White verschweigt hier leider, dass Mt 5,32 und 19,9 nicht moicheia als das allgemein übliche griechische Wort für Ehebruch verwenden, sondern porneia (Unzucht, Hurerei). Er erkennt deshalb auch nicht, dass die Elberfelder Übersetzung wohl nicht ohne Grund „den griechischen Begriff mit dem altmodischen und leicht missverständlichen Begriff „Hurerei““ (S. 169) übersetzt hat. Davon ausgehend argumentieren verschiedene Bibelausleger (z.B. John Piper, Carl Laney, Abel Isaksson, Gordon Wenham), dass Ehebruch als Scheidungsgrund biblisch nicht legitimiert ist.

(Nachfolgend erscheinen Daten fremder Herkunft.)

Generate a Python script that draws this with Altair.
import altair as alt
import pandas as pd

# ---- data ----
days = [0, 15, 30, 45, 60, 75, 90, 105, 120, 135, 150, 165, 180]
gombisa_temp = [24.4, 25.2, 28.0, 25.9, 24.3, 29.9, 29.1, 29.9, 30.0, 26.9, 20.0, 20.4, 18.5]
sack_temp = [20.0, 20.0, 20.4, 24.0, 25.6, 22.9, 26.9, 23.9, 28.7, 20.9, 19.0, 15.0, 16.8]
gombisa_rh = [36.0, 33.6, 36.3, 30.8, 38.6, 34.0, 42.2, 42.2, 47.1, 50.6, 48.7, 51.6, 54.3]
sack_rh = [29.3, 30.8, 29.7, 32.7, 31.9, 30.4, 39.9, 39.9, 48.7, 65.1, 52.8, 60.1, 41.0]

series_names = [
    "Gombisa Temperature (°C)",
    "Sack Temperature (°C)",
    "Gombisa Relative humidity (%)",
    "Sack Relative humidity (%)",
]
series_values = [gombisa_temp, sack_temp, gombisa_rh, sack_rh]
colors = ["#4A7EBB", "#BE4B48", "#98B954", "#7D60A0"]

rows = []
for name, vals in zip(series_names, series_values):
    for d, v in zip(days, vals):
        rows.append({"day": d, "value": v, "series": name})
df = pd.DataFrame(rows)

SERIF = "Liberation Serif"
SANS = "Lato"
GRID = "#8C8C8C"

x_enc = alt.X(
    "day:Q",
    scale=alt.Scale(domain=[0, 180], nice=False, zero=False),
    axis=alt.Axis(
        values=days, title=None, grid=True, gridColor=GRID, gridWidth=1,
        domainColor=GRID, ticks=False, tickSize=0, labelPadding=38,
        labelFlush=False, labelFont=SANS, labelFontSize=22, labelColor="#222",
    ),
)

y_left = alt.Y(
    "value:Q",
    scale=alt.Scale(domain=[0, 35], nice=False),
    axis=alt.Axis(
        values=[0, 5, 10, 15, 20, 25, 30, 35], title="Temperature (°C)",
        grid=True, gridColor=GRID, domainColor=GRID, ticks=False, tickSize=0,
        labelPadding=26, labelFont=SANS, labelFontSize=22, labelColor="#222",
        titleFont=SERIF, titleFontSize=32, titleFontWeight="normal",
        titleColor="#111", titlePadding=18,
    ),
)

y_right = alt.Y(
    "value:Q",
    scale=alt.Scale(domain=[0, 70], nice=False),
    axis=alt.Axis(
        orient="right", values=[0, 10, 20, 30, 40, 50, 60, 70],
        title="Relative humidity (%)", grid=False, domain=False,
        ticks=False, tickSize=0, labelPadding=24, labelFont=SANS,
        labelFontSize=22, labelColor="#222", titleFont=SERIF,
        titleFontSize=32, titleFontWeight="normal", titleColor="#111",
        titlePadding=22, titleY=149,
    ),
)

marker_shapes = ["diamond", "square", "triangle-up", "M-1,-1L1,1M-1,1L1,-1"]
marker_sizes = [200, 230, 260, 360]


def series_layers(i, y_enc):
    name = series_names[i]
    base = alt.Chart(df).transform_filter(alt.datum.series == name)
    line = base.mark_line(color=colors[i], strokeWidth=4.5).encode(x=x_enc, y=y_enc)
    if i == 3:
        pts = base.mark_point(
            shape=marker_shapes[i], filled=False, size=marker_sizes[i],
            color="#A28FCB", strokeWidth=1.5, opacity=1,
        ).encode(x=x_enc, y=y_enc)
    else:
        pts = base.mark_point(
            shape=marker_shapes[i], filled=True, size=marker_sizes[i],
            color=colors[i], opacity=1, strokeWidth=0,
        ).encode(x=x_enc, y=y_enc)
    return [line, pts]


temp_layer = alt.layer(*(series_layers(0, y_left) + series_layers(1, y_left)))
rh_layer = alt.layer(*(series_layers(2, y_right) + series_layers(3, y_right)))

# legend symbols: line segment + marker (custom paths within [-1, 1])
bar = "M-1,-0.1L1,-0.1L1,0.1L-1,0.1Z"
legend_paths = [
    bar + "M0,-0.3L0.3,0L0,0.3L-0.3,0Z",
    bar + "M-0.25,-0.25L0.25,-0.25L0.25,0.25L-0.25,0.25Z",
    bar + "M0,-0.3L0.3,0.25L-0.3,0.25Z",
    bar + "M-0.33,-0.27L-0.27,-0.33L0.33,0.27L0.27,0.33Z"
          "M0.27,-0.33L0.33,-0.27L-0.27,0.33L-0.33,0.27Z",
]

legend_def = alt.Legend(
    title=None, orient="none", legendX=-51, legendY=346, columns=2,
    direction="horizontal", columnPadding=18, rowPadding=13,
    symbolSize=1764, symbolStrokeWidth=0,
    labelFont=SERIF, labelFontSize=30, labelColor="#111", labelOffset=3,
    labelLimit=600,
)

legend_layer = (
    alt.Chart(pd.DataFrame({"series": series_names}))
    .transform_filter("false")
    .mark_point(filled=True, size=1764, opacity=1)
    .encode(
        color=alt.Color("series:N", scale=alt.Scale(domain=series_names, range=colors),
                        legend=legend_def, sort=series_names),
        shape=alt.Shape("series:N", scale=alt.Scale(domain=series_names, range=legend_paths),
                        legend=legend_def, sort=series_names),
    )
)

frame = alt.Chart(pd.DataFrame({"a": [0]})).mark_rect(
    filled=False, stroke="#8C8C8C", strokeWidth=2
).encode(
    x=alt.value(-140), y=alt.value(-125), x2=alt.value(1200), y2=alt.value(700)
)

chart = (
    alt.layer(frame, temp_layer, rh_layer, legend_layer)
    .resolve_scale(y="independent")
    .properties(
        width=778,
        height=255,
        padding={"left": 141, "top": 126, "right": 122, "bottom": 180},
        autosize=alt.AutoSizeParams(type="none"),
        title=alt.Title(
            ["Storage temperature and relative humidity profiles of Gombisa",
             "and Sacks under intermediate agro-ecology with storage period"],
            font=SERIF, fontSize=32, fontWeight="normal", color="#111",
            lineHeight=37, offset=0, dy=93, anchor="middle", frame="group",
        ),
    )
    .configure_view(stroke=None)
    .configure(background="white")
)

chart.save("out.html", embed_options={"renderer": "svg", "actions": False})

Leider fehlt in diesem Kapitel auch eine explizite Auseinandersetzung mit der Frage, wie sich die biblische Ethik dazu positioniert, wenn der/die Gläubige „Opfer“ des Ehebruchs von dem ungläubigen Partner geworden ist. Auch eine Besprechung von 1 Petr 3,1ff. wäre sinnvoll gewesen.
Nebenbei bemerkt, fehlt dem Leser auch eine logische Begründung für die Scheidungsmöglichkeit der Frau, die White ohne nähere Begründung kontextualisiert (S. 171). Sowohl Mt 19,3ff. als auch 5 Mo 24,1ff. sprechen lediglich von Männern, die diese Möglichkeit hatten (auf Mk 10,12 geht White nicht ein).

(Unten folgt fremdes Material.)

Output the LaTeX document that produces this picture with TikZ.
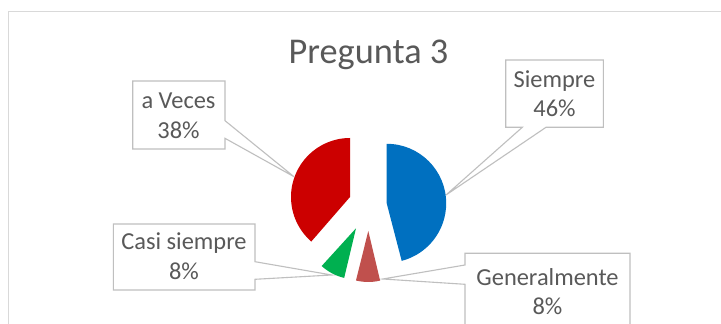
\documentclass[tikz,border=0pt]{standalone}
\usepackage{fontspec}
\setmainfont{Carlito}
\definecolor{txtgray}{HTML}{595959}
\definecolor{boxgray}{HTML}{BFBFBF}
\definecolor{framegray}{HTML}{D9D9D9}
\definecolor{sredA}{HTML}{CC0000}
\definecolor{sblue}{HTML}{0070C0}
\definecolor{sgreen}{HTML}{00B050}
\definecolor{sbrown}{HTML}{C0504D}
\begin{document}
\begin{tikzpicture}[x=1pt,y=1pt,
  callout/.style={draw=boxgray,line width=1.1pt,line join=miter},
  lbl/.style={text=txtgray,align=center,anchor=base,inner sep=0pt,
    font=\fontsize{24.4}{29.5}\selectfont},
  ttl/.style={text=txtgray,anchor=base,inner sep=0pt,font=\fontsize{36.3}{44}\selectfont}]
\useasboundingbox (0,0) rectangle (721,324);
\clip (0,0) rectangle (721,324);
\fill[white] (0,0) rectangle (721,324);
% chart frame
\draw[framegray,line width=1.3pt] (8.3,-20) -- (8.3,312.7) -- (740,312.7);
% title
\node[ttl] (title) at (368.5,260) {Pregunta 3};
% tips of callouts
\coordinate (tipV) at (294,147.3);
\coordinate (tipS) at (446,129);
\coordinate (tipC) at (331.7,49);
\coordinate (tipG) at (382.7,45);
% callouts
\draw[callout] (132.7,243) -- (225,243) -- (225,203.3) -- (tipV) -- (225,185.7) -- (225,175) -- (132.7,175) -- cycle;
\draw[callout] (505.7,264) -- (603.3,264) -- (603.3,196.7) -- (546,196.7) -- (tipS) -- (522.3,196.7) -- (505.7,196.7) -- cycle;
\draw[callout] (113.3,100) -- (255,100) -- (255,62.3) -- (tipC) -- (255,44.7) -- (255,34) -- (113.3,34) -- cycle;
\draw[callout] (465,70.7) -- (630,70.7) -- (630,-20) -- (465,-20) -- (465,39.7) -- (tipG) -- (465,59) -- cycle;
% labels (anchor = baseline of the last line)
\node[lbl] (lV) at (178.5,185.7) {a Veces\\38\%};
\node[lbl] (lS) at (554.5,207.3) {Siempre\\46\%};
\node[lbl] (lC) at (184,44.7) {Casi siempre\\8\%};
\node[lbl] (lG) at (547.5,9) {Generalmente\\8\%};
% pie slices
\fill[sredA] (350,127) -- ++(90:59) arc[start angle=90,end angle=229,radius=59] -- cycle;
\fill[sblue] (386.7,120.7) -- ++(90:59.5) arc[start angle=90,end angle=-75.4,radius=59.5] -- cycle;
\fill[sgreen] (356,95.7) -- ++(227.7:51) arc[start angle=227.7,end angle=256.6,radius=51] -- cycle;
\fill[sbrown] (368.3,93) -- ++(256:51) arc[start angle=256,end angle=283.4,radius=51] -- cycle;
\end{tikzpicture}
\end{document}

Im abschließenden Kapitel VIII stellt der Autor Homosexualität aus der Sicht der Bibel dar. Hier wiederum sind die Ausführungen Whites zu empfehlen. Besonders seine Auseinandersetzung mit den typischen Gegenargumenten zu seiner Position ist lesens- und bedenkenswert.
Insgesamt bekommt der Leser einen hilfreichen Einblick in die sexualethischen Fragestellungen. Verständlicherweise hat der Autor sich auf die wesentlichen Fragen beschränkt, wobei andere Themen wie Geburtenkontrolle, Abtreibung etc. durchaus einer Besprechung würdig gewesen wären. Zu würdigen ist, dass der Autor warmherzig schreibt und zumeist ausgehend von der Bibel seine Position begründet. Der Leser bekommt zu verschiedenen Einzelfragen gute Argumente an die Hand.
Leider gibt es aber auch einige Punkte, die den Wert des Buches schmälern. Vor allem dann, wenn White sich Nebenschauplätzen widmet, wirken seine Ausführungen nicht immer gelungen. Für eine Neuauflage wäre eine Überarbeitung mehr als wünschenswert.